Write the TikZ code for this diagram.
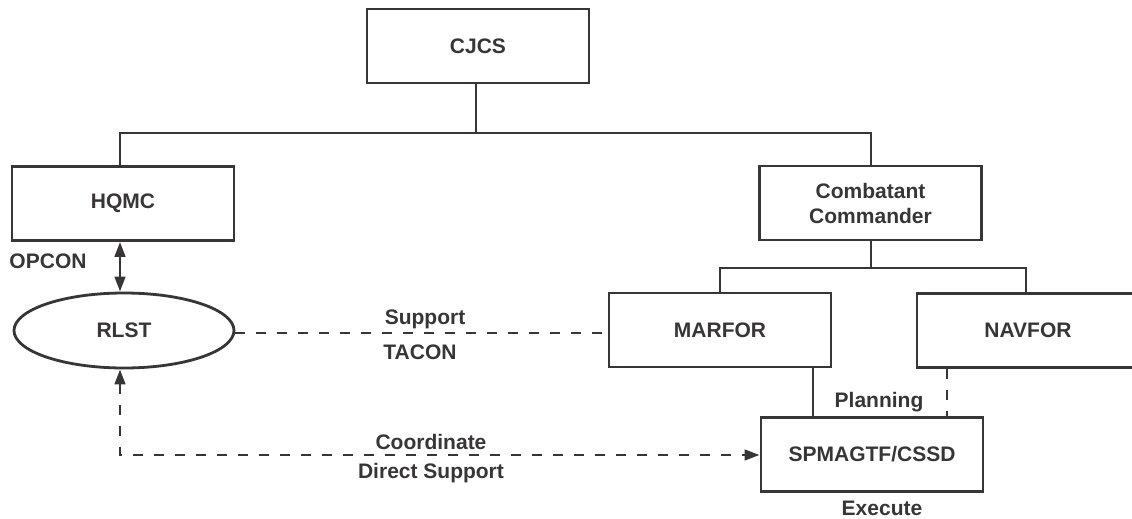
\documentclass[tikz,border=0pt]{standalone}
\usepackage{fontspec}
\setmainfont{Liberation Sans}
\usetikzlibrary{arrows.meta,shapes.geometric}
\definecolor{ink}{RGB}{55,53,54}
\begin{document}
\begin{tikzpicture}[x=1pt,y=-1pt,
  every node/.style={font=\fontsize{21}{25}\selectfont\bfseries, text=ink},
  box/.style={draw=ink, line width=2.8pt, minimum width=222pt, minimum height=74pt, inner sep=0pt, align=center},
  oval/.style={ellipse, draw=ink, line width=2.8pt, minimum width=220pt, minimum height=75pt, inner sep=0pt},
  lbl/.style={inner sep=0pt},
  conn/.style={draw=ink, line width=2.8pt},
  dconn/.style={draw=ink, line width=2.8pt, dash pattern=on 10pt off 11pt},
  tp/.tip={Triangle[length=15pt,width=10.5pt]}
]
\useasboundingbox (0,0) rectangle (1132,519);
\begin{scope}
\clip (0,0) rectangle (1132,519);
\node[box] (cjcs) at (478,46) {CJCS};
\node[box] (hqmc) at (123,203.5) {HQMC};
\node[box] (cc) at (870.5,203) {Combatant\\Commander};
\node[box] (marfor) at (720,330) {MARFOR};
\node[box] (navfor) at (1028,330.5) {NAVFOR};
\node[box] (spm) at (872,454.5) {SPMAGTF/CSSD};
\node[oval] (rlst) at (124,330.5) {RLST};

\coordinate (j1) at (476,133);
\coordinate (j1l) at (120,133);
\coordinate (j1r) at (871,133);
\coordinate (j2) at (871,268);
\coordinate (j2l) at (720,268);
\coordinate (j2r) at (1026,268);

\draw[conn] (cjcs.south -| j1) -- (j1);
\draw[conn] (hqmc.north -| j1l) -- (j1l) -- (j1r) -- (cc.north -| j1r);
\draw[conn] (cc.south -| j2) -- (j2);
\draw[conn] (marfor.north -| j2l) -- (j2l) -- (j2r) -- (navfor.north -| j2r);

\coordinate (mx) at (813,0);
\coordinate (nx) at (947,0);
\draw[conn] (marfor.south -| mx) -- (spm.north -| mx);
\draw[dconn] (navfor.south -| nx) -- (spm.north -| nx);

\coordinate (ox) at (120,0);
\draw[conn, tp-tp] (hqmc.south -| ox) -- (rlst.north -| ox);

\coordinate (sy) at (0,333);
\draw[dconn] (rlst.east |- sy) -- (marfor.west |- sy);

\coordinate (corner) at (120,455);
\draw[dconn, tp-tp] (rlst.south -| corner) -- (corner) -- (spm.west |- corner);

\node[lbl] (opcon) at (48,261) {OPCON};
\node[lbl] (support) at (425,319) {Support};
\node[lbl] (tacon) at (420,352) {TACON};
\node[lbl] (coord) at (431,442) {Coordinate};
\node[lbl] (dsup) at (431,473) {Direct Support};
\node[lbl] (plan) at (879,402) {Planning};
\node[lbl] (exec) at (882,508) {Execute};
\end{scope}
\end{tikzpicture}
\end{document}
____
> _Task details_
The lines from the top of the data above through the one holding "(marfor.west |- sy);" are to be repeated exactly, and only those, with no pictures.

> _Answer to the problem_
Write the TikZ code for this diagram.
\documentclass[tikz,border=0pt]{standalone}
\usepackage{fontspec}
\setmainfont{Liberation Sans}
\usetikzlibrary{arrows.meta,shapes.geometric}
\definecolor{ink}{RGB}{55,53,54}
\begin{document}
\begin{tikzpicture}[x=1pt,y=-1pt,
  every node/.style={font=\fontsize{21}{25}\selectfont\bfseries, text=ink},
  box/.style={draw=ink, line width=2.8pt, minimum width=222pt, minimum height=74pt, inner sep=0pt, align=center},
  oval/.style={ellipse, draw=ink, line width=2.8pt, minimum width=220pt, minimum height=75pt, inner sep=0pt},
  lbl/.style={inner sep=0pt},
  conn/.style={draw=ink, line width=2.8pt},
  dconn/.style={draw=ink, line width=2.8pt, dash pattern=on 10pt off 11pt},
  tp/.tip={Triangle[length=15pt,width=10.5pt]}
]
\useasboundingbox (0,0) rectangle (1132,519);
\begin{scope}
\clip (0,0) rectangle (1132,519);
\node[box] (cjcs) at (478,46) {CJCS};
\node[box] (hqmc) at (123,203.5) {HQMC};
\node[box] (cc) at (870.5,203) {Combatant\\Commander};
\node[box] (marfor) at (720,330) {MARFOR};
\node[box] (navfor) at (1028,330.5) {NAVFOR};
\node[box] (spm) at (872,454.5) {SPMAGTF/CSSD};
\node[oval] (rlst) at (124,330.5) {RLST};

\coordinate (j1) at (476,133);
\coordinate (j1l) at (120,133);
\coordinate (j1r) at (871,133);
\coordinate (j2) at (871,268);
\coordinate (j2l) at (720,268);
\coordinate (j2r) at (1026,268);

\draw[conn] (cjcs.south -| j1) -- (j1);
\draw[conn] (hqmc.north -| j1l) -- (j1l) -- (j1r) -- (cc.north -| j1r);
\draw[conn] (cc.south -| j2) -- (j2);
\draw[conn] (marfor.north -| j2l) -- (j2l) -- (j2r) -- (navfor.north -| j2r);

\coordinate (mx) at (813,0);
\coordinate (nx) at (947,0);
\draw[conn] (marfor.south -| mx) -- (spm.north -| mx);
\draw[dconn] (navfor.south -| nx) -- (spm.north -| nx);

\coordinate (ox) at (120,0);
\draw[conn, tp-tp] (hqmc.south -| ox) -- (rlst.north -| ox);

\coordinate (sy) at (0,333);
\draw[dconn] (rlst.east |- sy) -- (marfor.west |- sy);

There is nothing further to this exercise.